College of Life Sciences, Yan’an University, Yan’an 716000, China, China
Pol. J. Environ. Stud. 2022;31(2):1645-1652
Zinc (Zn) is an important micronutrient for plant physiology, including the activation of various enzymes, nitrogen metabolism, cell-membrane integrity, and carbonic anhydrase activity. Its deficiency is reported in plants grown in poor soils worldwide including Pakistan. Exogenous application of Zn fertilizers is not efficient due to fixation into the soil. Thus, Zn solubilizing bacteria have a stronger power to chelates the insoluble Zn compounds which may increase Zn availability for plant uptake. Therefore, a pot trial was conducted to evaluate the effects of four products of bio-activated zinc oxide (ZnO) formulated using bio augmented-organic matter coated with zinc oxide (BOZ) on the physiological attributes of maize. Four different products viz. BOZ1, BOZ2, BOZ3, and BOZ4 were prepared using Bacillus sp. AZ6 strain augmented orange peel and ZnO. The results revealed that BOZ4 formulation performed outclass by exhibiting 85%, 31%, and 108% higher photosynthetic rate, stomatal conductance, and transpiration rate, respectively, compared to control.
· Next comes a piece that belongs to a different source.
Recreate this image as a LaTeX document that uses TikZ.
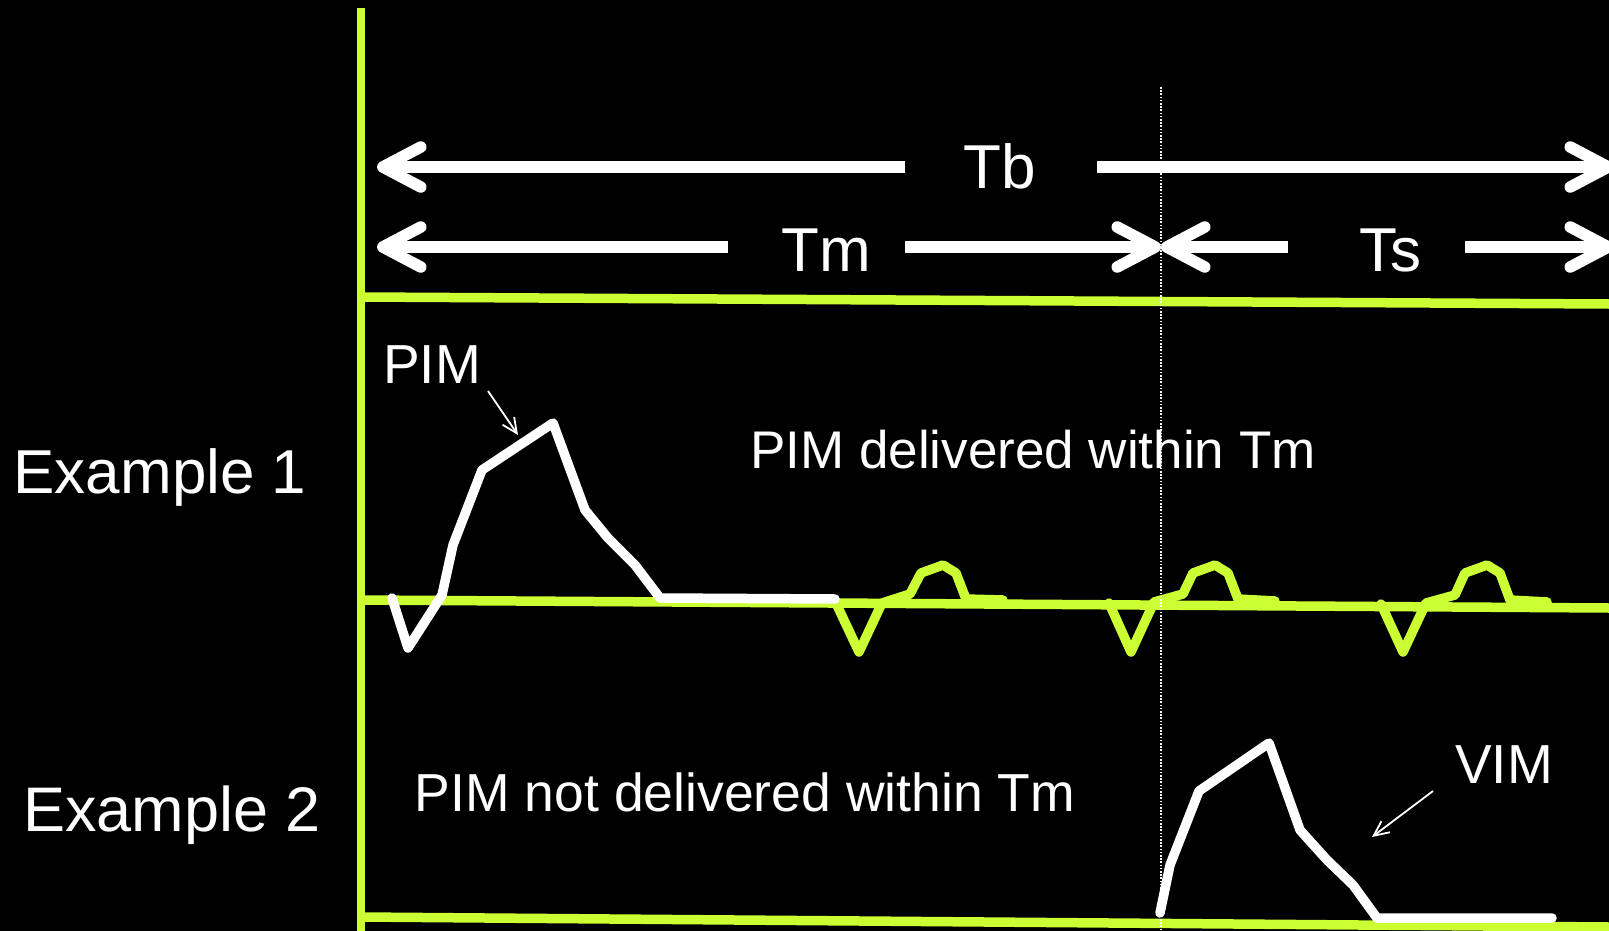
\documentclass[tikz,border=0pt]{standalone}
\usepackage{fontspec}
\setmainfont{Liberation Sans}
\usetikzlibrary{arrows.meta}
\definecolor{ecggreen}{RGB}{204,255,51}

\tikzset{
  axisline/.style={draw=ecggreen,line width=9.5pt},
  dimarrow/.style={draw=white,line width=11.5pt,-{Straight Barb[length=38pt,width=40pt,round]}},
  pulse/.style={draw=white,line width=9.5pt,line join=round,line cap=round},
  beat/.style={draw=ecggreen,line width=9.5pt,line join=round,line cap=round},
  pointer/.style={draw=white,line width=1.8pt,-{Straight Barb[length=15pt,width=14pt]}},
  lbl/.style={text=white,inner sep=0pt,anchor=base},
}

\begin{document}
\begin{tikzpicture}[x=1pt,y=-1pt]
  \useasboundingbox (0,0) rectangle (1609,931);
  \fill[black] (0,0) rectangle (1609,931);

  % frame and time lines
  \draw[axisline,line width=7.5pt] (361,8) -- (361,931);
  \draw[axisline] (361,297) -- (1609,304);
  \draw[axisline] (361,600) -- (1609,608);
  \draw[axisline] (361,917) -- (1609,927);

  % labels
  \node[lbl,font=\fontsize{62}{70}\selectfont] (ex1) at (160,493) {Example 1};
  \node[lbl,font=\fontsize{63}{72}\selectfont] (ex2) at (172,831) {Example 2};
  \node[lbl,font=\fontsize{62}{72}\selectfont] (tb) at (1000,189) {Tb};
  \node[lbl,font=\fontsize{62}{72}\selectfont] (tm) at (826,271) {Tm};
  \node[lbl,font=\fontsize{62}{72}\selectfont] (ts) at (1390,271) {Ts};
  \node[lbl,font=\fontsize{55}{64}\selectfont] (pim) at (432,383) {PIM};
  \node[lbl,font=\fontsize{55}{64}\selectfont] (vim) at (1504,783) {VIM};
  \node[lbl,font=\fontsize{53}{62}\selectfont] (pimin) at (1033,468) {PIM delivered within Tm};
  \node[lbl,font=\fontsize{53.5}{62}\selectfont] (pimout) at (745,811) {PIM not delivered within Tm};

  % dimension arrows
  \coordinate (tbL) at (377,167);  \coordinate (tbA) at (905,167);
  \coordinate (tbB) at (1097,167); \coordinate (tbR) at (1614,167);
  \coordinate (tmL) at (377,247);  \coordinate (tmA) at (728,247);
  \coordinate (tmB) at (905,247);  \coordinate (split) at (1161,247);
  \coordinate (tsA) at (1288,247); \coordinate (tsB) at (1465,247);
  \coordinate (tsR) at (1614,247);
  \draw[dimarrow] (tbA) -- (tbL);
  \draw[dimarrow] (tbB) -- (tbR);
  \draw[dimarrow] (tmA) -- (tmL);
  \draw[dimarrow] (tmB) -- (split);
  \draw[dimarrow] (tsA) -- (split);
  \draw[dimarrow] (tsB) -- (tsR);

  % heart beats
  \draw[beat] (835,601) -- (859,652) -- (882,603) -- (910,594) -- (921,573) -- (943,565)
    -- (956,573) -- (966,599) -- (1003,600);
  \draw[beat] (1109,603) -- (1131,652) -- (1154,602) -- (1183,594) -- (1193,573) -- (1215,565)
    -- (1228,573) -- (1238,599) -- (1275,601);
  \draw[beat] (1381,604) -- (1403,652) -- (1426,603) -- (1455,595) -- (1465,573) -- (1487,565)
    -- (1500,573) -- (1510,600) -- (1547,602);

  % pacing pulses
  \draw[pulse] (392,598) -- (408,648) -- (442,595) -- (453,545) -- (482,470) -- (553,423)
    -- (585,510) -- (608,538) -- (635,565) -- (660,598) -- (835,599);
  \draw[pulse] (1160,913) -- (1170,865) -- (1199,791) -- (1269,743) -- (1300,830)
    -- (1327,860) -- (1353,885) -- (1377,918) -- (1552,918);

  % pointers
  \coordinate (pimtail) at (488,391);   \coordinate (pimhead) at (518,435);
  \coordinate (vimtail) at (1433,791);  \coordinate (vimhead) at (1372,837);
  \draw[pointer] (pimtail) -- (pimhead);
  \draw[pointer] (vimtail) -- (vimhead);

  % end of Tm
  \draw[white,line width=1.6pt,dash pattern=on 1.6pt off 1.6pt] (1161,87) -- (1161,931);
\end{tikzpicture}
\end{document}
Likewise, it showed a maximum increase in carbonic anhydrase activity, vapor pressure deficit, electrolyte leakage, and SPAD value by 74%, 44%, 45%, and 66%, respectively, over control. Hence, it is concluded that bio-activation of ZnO by Bacillus sp. AZ6 and orange-peel waste could serve as an effective strategy to improve the physiology of maize.